In light of recent events — namely, Thursday Friday thumbing its nose at Chanel — I think it’s finally time to discuss some of the legal issues surrounding T/F’s meta-fashion. So strap in.
As CATWALK JUSTICE has written in the past, Thursday Friday produces the “Together” bag, whose “surreal design references luxury but is ultimately an anti-status symbol.” The canvas bags bear images of wildly expensive luxury handbags on each side. T/F started with the iconic Birkin bag, which drew the ire of Hermès and got T/F sued for trademark infringement and dilution. Undeterred, T/F released the next item in its “Together” series, the so-called “BRAIDS” tote that features images of Miu Miu’s $1,750 “Hobo” bag on all sides. This week, Thursday Friday grew its stable of “Together” bags with the new “Diamonds” collection — totes in various sizing bearing images of what appear to be Chanel’s 2.55 Reissue bag (a quilted bag identical to Chanel’s original version, but without the company’s signature interlocking C’s.)

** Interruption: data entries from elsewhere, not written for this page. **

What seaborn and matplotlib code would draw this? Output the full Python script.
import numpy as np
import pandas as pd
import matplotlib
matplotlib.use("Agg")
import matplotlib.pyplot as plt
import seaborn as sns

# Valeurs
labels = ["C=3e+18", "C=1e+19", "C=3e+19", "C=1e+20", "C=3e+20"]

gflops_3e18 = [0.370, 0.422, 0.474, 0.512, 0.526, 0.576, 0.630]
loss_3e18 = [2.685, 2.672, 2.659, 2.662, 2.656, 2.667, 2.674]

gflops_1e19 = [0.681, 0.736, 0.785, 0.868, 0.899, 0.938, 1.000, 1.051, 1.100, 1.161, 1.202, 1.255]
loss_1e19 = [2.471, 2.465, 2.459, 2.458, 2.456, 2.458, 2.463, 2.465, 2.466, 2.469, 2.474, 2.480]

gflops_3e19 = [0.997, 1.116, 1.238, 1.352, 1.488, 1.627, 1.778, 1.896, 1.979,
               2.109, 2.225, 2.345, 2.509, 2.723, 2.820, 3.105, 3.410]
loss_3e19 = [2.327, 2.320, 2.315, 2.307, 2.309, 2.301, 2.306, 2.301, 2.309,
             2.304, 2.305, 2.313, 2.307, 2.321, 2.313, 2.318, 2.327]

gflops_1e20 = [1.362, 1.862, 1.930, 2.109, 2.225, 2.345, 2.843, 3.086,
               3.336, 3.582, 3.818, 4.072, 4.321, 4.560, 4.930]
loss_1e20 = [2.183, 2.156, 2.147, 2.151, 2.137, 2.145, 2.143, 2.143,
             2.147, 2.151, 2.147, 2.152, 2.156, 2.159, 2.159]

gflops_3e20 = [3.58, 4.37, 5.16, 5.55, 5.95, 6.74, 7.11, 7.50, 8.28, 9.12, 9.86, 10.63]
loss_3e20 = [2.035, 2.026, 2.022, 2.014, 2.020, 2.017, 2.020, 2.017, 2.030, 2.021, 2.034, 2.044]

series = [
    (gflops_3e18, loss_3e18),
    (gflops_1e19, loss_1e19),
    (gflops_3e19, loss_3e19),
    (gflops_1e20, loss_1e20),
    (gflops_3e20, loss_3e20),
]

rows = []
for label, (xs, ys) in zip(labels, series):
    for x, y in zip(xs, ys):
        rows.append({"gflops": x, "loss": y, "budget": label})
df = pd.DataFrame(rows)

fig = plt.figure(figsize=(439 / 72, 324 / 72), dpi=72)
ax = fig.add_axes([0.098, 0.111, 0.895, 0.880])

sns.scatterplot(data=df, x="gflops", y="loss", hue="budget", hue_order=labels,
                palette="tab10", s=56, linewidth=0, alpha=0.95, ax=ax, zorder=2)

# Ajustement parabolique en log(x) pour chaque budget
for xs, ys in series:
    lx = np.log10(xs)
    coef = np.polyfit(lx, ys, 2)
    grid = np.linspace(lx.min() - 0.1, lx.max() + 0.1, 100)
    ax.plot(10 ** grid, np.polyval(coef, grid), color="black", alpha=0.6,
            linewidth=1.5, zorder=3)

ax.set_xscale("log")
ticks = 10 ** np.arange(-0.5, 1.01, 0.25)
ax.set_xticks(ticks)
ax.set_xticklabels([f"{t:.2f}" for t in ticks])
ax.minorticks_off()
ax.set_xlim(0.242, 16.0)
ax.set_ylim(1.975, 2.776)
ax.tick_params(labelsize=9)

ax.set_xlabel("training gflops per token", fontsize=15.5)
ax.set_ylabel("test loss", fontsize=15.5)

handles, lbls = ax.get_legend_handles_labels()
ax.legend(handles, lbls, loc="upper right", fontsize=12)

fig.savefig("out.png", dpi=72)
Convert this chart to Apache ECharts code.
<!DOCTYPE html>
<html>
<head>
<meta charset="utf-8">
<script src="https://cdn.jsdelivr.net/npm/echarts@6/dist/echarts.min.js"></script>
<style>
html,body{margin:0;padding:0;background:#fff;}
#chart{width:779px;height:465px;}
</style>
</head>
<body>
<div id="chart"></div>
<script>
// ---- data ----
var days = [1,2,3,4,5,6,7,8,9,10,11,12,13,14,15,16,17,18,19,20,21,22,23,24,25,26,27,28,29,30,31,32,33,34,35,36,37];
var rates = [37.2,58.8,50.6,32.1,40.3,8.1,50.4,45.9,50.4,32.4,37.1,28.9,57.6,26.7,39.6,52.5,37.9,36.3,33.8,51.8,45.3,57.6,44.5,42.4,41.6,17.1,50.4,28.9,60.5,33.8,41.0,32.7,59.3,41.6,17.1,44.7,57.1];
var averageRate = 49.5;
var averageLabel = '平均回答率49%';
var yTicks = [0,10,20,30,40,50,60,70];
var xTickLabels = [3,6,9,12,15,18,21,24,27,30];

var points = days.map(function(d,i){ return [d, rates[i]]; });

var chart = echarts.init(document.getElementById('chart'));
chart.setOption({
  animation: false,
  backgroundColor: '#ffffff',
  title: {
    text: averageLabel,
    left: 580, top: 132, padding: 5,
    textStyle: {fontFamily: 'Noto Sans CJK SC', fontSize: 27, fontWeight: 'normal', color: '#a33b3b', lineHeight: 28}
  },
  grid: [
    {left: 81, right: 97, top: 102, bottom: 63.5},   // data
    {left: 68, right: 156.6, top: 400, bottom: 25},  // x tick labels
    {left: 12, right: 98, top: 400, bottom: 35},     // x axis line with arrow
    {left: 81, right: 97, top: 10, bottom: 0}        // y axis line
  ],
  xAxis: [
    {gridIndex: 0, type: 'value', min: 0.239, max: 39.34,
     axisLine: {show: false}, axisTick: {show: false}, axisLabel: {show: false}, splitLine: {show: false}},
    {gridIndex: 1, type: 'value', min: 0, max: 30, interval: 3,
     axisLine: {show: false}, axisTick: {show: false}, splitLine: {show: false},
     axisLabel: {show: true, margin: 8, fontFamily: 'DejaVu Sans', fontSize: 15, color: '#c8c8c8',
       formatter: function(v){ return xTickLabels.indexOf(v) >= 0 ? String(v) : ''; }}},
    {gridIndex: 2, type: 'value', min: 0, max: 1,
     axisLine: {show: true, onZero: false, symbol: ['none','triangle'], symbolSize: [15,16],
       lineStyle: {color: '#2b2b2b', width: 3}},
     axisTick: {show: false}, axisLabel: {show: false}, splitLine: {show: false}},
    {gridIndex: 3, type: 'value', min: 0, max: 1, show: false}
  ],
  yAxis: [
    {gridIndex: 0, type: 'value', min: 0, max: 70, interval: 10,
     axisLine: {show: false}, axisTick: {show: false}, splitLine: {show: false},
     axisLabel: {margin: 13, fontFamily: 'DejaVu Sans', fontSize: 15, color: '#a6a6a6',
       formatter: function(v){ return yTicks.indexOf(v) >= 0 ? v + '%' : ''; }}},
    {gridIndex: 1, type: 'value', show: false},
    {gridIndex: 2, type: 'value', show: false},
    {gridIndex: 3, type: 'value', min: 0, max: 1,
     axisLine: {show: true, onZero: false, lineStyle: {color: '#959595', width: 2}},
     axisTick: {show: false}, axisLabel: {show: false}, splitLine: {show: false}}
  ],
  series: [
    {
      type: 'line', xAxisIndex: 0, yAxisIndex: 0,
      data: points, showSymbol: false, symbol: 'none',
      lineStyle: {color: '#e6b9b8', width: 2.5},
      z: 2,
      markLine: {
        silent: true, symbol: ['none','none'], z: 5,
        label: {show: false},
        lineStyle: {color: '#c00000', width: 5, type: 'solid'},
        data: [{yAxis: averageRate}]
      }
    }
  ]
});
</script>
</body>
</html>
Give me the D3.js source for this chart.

Clothing and accessories are by and large ineligible for copyright protection, as the federal courts have deemed them to be “useful articles.” (Yes, there are exceptions to this rule, but for our purposes, copyright is out the window here.) The government also grants utility and design patents, but these are difficult and expensive to obtain, so the fashion industry doesn’t tend to put much stock in patent protection. So, as regular readers of this column know, in fashion, trademark protection is generally where it’s at.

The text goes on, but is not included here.